Instructions to follow
The lines from the top of the material through the line with "import numpy as np" are to be set down exactly. Leave the pictures out.

Material
§ §

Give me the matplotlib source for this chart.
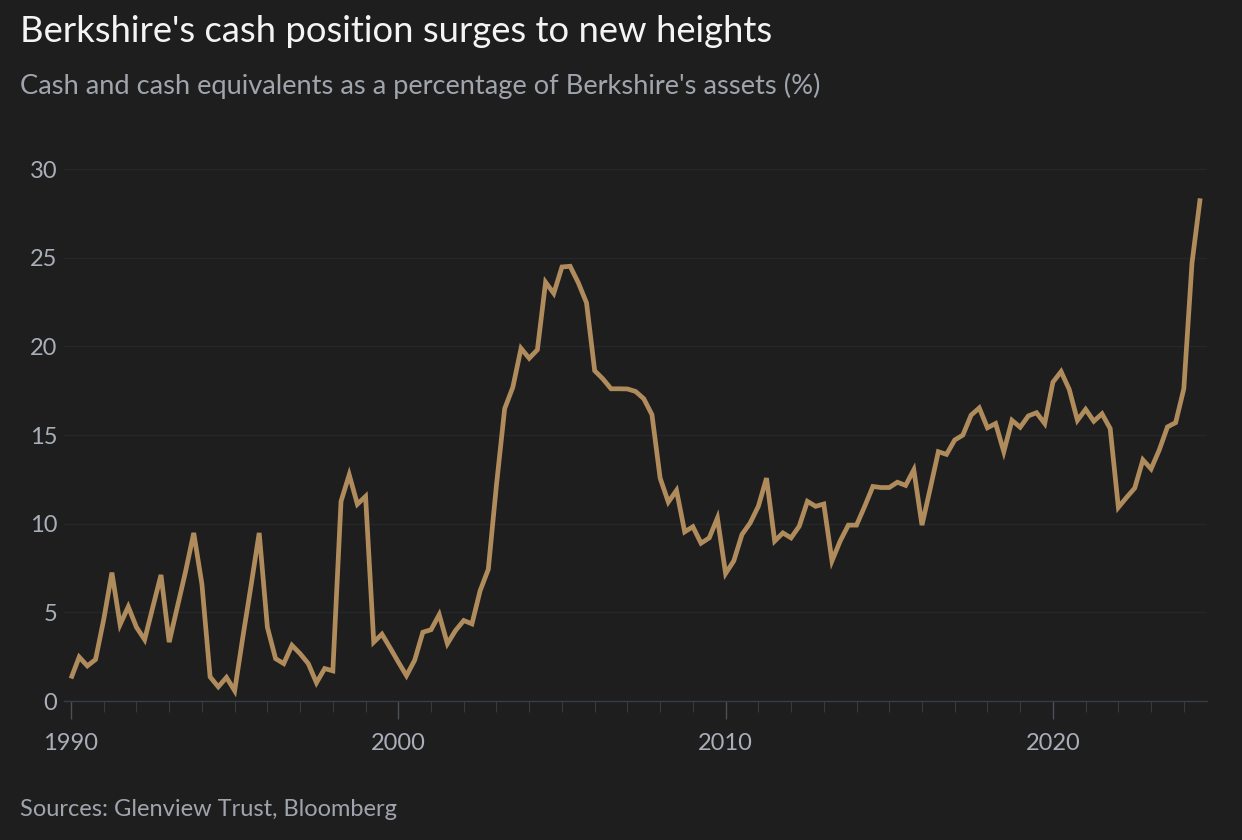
import matplotlib
matplotlib.use("Agg")
import matplotlib.pyplot as plt
import numpy as np

# ---- data (quarterly, starting Q1 1990) ----
start_year = 1990
quarter_step = 0.25
cash_pct = [
    1.27, 2.48, 1.98, 2.34, 4.6, 7.24, 4.31, 5.32, 4.16, 3.46,
    5.3, 7.11, 3.32, 5.3, 7.3, 9.48, 6.59, 1.36, 0.80, 1.33,
    0.58, 3.6, 6.5, 9.48, 4.16, 2.39, 2.11, 3.14, 2.67, 2.11,
    1.03, 1.83, 1.70, 11.26, 12.76, 11.10, 11.54, 3.32, 3.77, 3.0,
    2.2, 1.43, 2.3, 3.88, 4.02, 4.87, 3.23, 3.98, 4.54, 4.35,
    6.22, 7.43, 12.2, 16.49, 17.7, 19.89, 19.33, 19.81, 23.62, 22.99,
    24.48, 24.52, 23.59, 22.46, 18.63, 18.17, 17.61, 17.61, 17.6, 17.46,
    17.05, 16.15, 12.57, 11.22, 11.88, 9.54, 9.83, 8.9, 9.2, 10.32,
    7.19, 7.9, 9.39, 10.04, 10.98, 12.57, 9.02, 9.48, 9.2, 9.86,
    11.26, 10.98, 11.11, 7.9, 9.02, 9.92, 9.92, 10.98, 12.1, 12.04,
    12.04, 12.34, 12.16, 13.04, 9.92, 11.97, 14.06, 13.91, 14.72, 15.0,
    16.12, 16.53, 15.41, 15.65, 14.06, 15.83, 15.44, 16.08, 16.26, 15.65,
    17.98, 18.58, 17.57, 15.83, 16.45, 15.78, 16.2, 15.37, 10.92, 11.48,
    12.01, 13.6, 13.09, 14.16, 15.46, 15.70, 17.61, 24.71, 28.35,
]
x_ticks = [1990, 2000, 2010, 2020]
x_tick_labels = ["1990", "2000", "2010", "2020"]
minor_years = list(range(1990, 2025))
y_ticks = [0, 5, 10, 15, 20, 25, 30]
y_tick_labels = ["0", "5", "10", "15", "20", "25", "30"]

title = "Berkshire's cash position surges to new heights"
subtitle = "Cash and cash equivalents as a percentage of Berkshire's assets (%)"
source = "Sources: Glenview Trust, Bloomberg"

# ---- style ----
BG = "#1e1e1e"
LINE = "#b08c5d"
TITLE_C = "#f4f4f4"
SUB_C = "#a0a4ad"
TICK_C = "#a9aeb8"
GRID_C = "#25272c"
AXIS_C = "#363b45"
FONT = ["Lato", "DejaVu Sans"]
plt.rcParams["font.family"] = FONT

W, H = 1242, 840
fig = plt.figure(figsize=(W / 100, H / 100), dpi=100, facecolor=BG)

px_per_year = 32.73
x0_px, x1_px = 64, 1207
zero_px = 701
px_per_unit = 17.73
xlim = (1990 - (71 - x0_px) / px_per_year, 1990 + (x1_px - 71) / px_per_year)
ylim = (0, 30.5)
top_px = zero_px - ylim[1] * px_per_unit

ax = fig.add_axes([x0_px / W, 1 - zero_px / H, (x1_px - x0_px) / W, (zero_px - top_px) / H])
ax.set_facecolor(BG)

x = start_year + np.arange(len(cash_pct)) * quarter_step
ax.plot(x, cash_pct, color=LINE, lw=3.4, solid_joinstyle="miter", solid_capstyle="butt", zorder=3)

ax.set_xlim(*xlim)
ax.set_ylim(*ylim)

for s in ["top", "right", "left"]:
    ax.spines[s].set_visible(False)
ax.spines["bottom"].set_color(AXIS_C)
ax.spines["bottom"].set_linewidth(1.0)

ax.set_yticks(y_ticks)
ax.set_yticklabels(y_tick_labels)
ax.yaxis.grid(True, color=GRID_C, lw=0.9)
ax.set_axisbelow(True)
ax.tick_params(axis="y", length=0, pad=5, labelsize=17, labelcolor=TICK_C)

ax.set_xticks(x_ticks)
ax.set_xticklabels(x_tick_labels)
ax.set_xticks(minor_years, minor=True)
ax.tick_params(axis="x", which="major", length=13, width=1.0, color="#4a4f58",
               pad=10, labelsize=17, labelcolor=TICK_C)
ax.tick_params(axis="x", which="minor", length=8, width=0.8, color="#363a42")

fig.text(20 / W, 1 - 42 / H, title, color=TITLE_C, fontsize=26.2, va="baseline", ha="left")
fig.text(20 / W, 1 - 94 / H, subtitle, color=SUB_C, fontsize=19.6, va="baseline", ha="left")
fig.text(20 / W, 1 - 816 / H, source, color=SUB_C, fontsize=17, va="baseline", ha="left")

fig.savefig("out.png", dpi=100, facecolor=BG)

§ §

Answer for this exercise
Give me the matplotlib source for this chart.
import matplotlib
matplotlib.use("Agg")
import matplotlib.pyplot as plt
import numpy as np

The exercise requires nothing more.